Metro

Mayor calls for uniform tax hikes for everyone to reduce nation’s deficit

Taxes should be increased for everyone — not just the rich — to break the logjam in Washington over how to reduce the nation’s towering deficit, Mayor Michael Bloomberg declared today.

“The easiest thing to do, the fairest thing to do, is a small percentage on everything,” the mayor recommended on his weekly WOR radio show.

“So if you want to raise taxes, don’t pick one class of people and say, ‘I think they have too much money,’ or ‘I don’t think they have enough money’ or whatever. Raise everybody’s taxes 1 or 2 percent, whatever it was.”

Bloomberg said an across-the-board tax hike could short the rancorous debate that’s made the federal government “dysfunctional.”

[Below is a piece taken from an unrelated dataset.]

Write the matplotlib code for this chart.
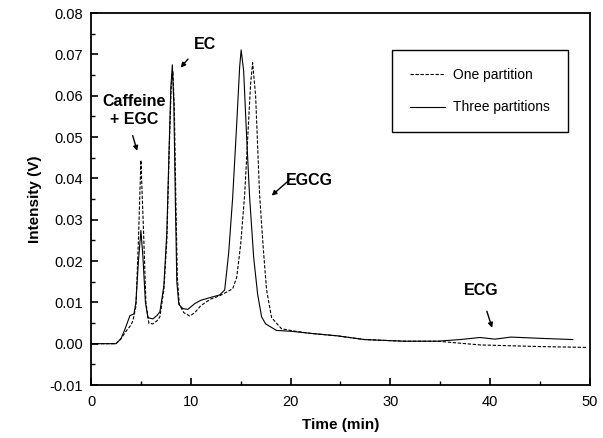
import numpy as np
import matplotlib
matplotlib.use("Agg")
import matplotlib.pyplot as plt
from matplotlib.ticker import MultipleLocator, FormatStrFormatter

plt.rcParams["font.family"] = ["Liberation Sans", "DejaVu Sans"]

# one partition (dashed)
t_one = [0, 2.5, 3.0, 3.5, 4.0, 4.2, 4.5, 4.75, 5.0, 5.25, 5.5, 5.8, 6.2, 6.6, 6.9,
         7.3, 7.6, 7.85, 8.05, 8.2, 8.35, 8.5, 8.65, 8.85, 9.3, 9.9, 10.4, 11.0, 12.0,
         12.9, 13.6, 14.2, 14.6, 15.0, 15.4, 15.8, 16.0, 16.2, 16.5, 16.9, 17.3, 17.6,
         18.1, 19.1, 20.5, 22.0, 24.7, 27.4, 31.3, 34.7, 39.0, 42.0, 45.0, 49.7]
y_one = [0.0, 0.0, 0.0012, 0.003, 0.0045, 0.0056, 0.009, 0.025, 0.0444, 0.028, 0.010,
         0.0049, 0.0048, 0.0055, 0.0065, 0.013, 0.025, 0.048, 0.063, 0.066, 0.057, 0.035,
         0.016, 0.0095, 0.0075, 0.0067, 0.0075, 0.0092, 0.0108, 0.0116, 0.0125, 0.0133,
         0.016, 0.024, 0.036, 0.054, 0.063, 0.068, 0.060, 0.036, 0.022, 0.013, 0.0063,
         0.0036, 0.0030, 0.0025, 0.0019, 0.0010, 0.0006, 0.0006, -0.0003, -0.0005,
         -0.0007, -0.0009]

# three partitions (solid)
t_three = [0, 2.5, 3.0, 3.4, 3.9, 4.3, 4.5, 4.75, 5.0, 5.2, 5.45, 5.7, 6.2, 6.6, 6.9,
           7.3, 7.6, 7.8, 8.0, 8.15, 8.3, 8.45, 8.6, 8.8, 9.2, 9.7, 10.4, 11.0, 12.0,
           12.9, 13.4, 13.8, 14.2, 14.6, 14.9, 15.05, 15.3, 15.6, 15.9, 16.3, 16.7, 17.1,
           17.5, 18.6, 20.1, 22.0, 24.7, 27.4, 31.3, 34.7, 37.0, 39.0, 40.5, 42.1, 45.0,
           48.3]
y_three = [0.0, 0.0, 0.0012, 0.0035, 0.0068, 0.0072, 0.010, 0.020, 0.0274, 0.021,
           0.010, 0.0063, 0.0060, 0.0068, 0.0077, 0.014, 0.027, 0.045, 0.062, 0.0675,
           0.058, 0.035, 0.015, 0.0095, 0.0085, 0.0083, 0.0097, 0.0105, 0.0112, 0.0118,
           0.013, 0.022, 0.0354, 0.053, 0.067, 0.0711, 0.066, 0.050, 0.0354, 0.021,
           0.012, 0.0065, 0.0048, 0.0032, 0.0030, 0.0025, 0.0019, 0.0010, 0.0006, 0.0006,
           0.0010, 0.0015, 0.0011, 0.0016, 0.0013, 0.0010]

x_ticks = [0, 10, 20, 30, 40, 50]


def main():
    fig = plt.figure(figsize=(6.03, 4.38), dpi=100)
    ax = fig.add_axes([0.151, 0.121, 0.827, 0.849])

    ax.plot(t_one, y_one, color="black", lw=0.8, ls=(0, (3, 1.5)), label="One partition")
    ax.plot(t_three, y_three, color="black", lw=0.8, label="Three partitions")

    ax.set_xlim(0, 50)
    ax.set_ylim(-0.01, 0.08)
    ax.set_xticks(x_ticks)
    ax.xaxis.set_minor_locator(MultipleLocator(5))
    ax.yaxis.set_major_locator(MultipleLocator(0.01))
    ax.yaxis.set_minor_locator(MultipleLocator(0.005))
    ax.yaxis.set_major_formatter(FormatStrFormatter("%.2f"))
    ax.tick_params(which="both", direction="in", top=False, right=False, labelsize=10.5)
    ax.tick_params(axis="x", which="major", pad=7)
    ax.tick_params(axis="y", which="major", pad=6)
    ax.tick_params(which="major", length=5, width=1.2)
    ax.tick_params(which="minor", length=3, width=1)
    for s in ax.spines.values():
        s.set_linewidth(1.3)

    ax.set_xlabel("Time (min)", fontsize=11, fontweight="bold", labelpad=7)
    ax.set_ylabel("Intensity (V)", fontsize=11, fontweight="bold", labelpad=5)

    arrow = dict(arrowstyle="-|>", color="black", lw=1, mutation_scale=7)
    kw = dict(fontsize=11.5, fontweight="bold", ha="center", va="center")
    ax.annotate("", xy=(8.8, 0.0663), xytext=(9.9, 0.0694), arrowprops=arrow)
    ax.text(11.4, 0.0724, "EC", **kw)
    ax.annotate("", xy=(4.7, 0.046), xytext=(4.1, 0.051), arrowprops=arrow)
    ax.text(4.3, 0.0565, "Caffeine\n+ EGC", linespacing=1.25, **kw)
    ax.annotate("", xy=(17.9, 0.0354), xytext=(20.2, 0.0403), arrowprops=arrow)
    ax.text(21.9, 0.0395, "EGCG", **kw)
    ax.annotate("", xy=(40.3, 0.0032), xytext=(39.6, 0.0085), arrowprops=arrow)
    ax.text(39.1, 0.0129, "ECG", **kw)

    leg = ax.legend(loc="upper left", bbox_to_anchor=(0.604, 0.902), fontsize=10,
                    frameon=True, fancybox=False, edgecolor="black", framealpha=1,
                    handlelength=2.5, handletextpad=0.6, borderpad=1.3,
                    labelspacing=1.35, borderaxespad=0)
    leg.get_frame().set_linewidth(1.0)

    fig.savefig("out.png", dpi=100)


if __name__ == "__main__":
    main()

“The practicality of getting something done, where you pick and choose, will tie us up forever,” he warned.

The mayor offered the same remedy on the cut side, with evenly distributed reductions in Medicare, Medicaid and military spending.

“We can sit here forever and say we’re going to reform the tax code, we’re going to reform how Medicare’s done. You will never get it done,” he argued.

Earlier in the week, an editorial posted on the Bloomberg LP news service criticized Republican leaders for opposing “any solution to the US fiscal mess that involves revenue increases.”

“One of the oddest aspects of the debate is that the Republican position may not even be good politics — at least outside safe Republican districts. Public opinion polls show an increasing acceptance of the need to raise taxes to put the nation’s fiscal house in order. (A large majority of voters would like to see the wealthiest 1 percent raise their hands first.),” the editorial said.

The mayor himself has gone out of his way to apportion blame for the nation’s fiscal ills on both sides, Democrats and Republicans.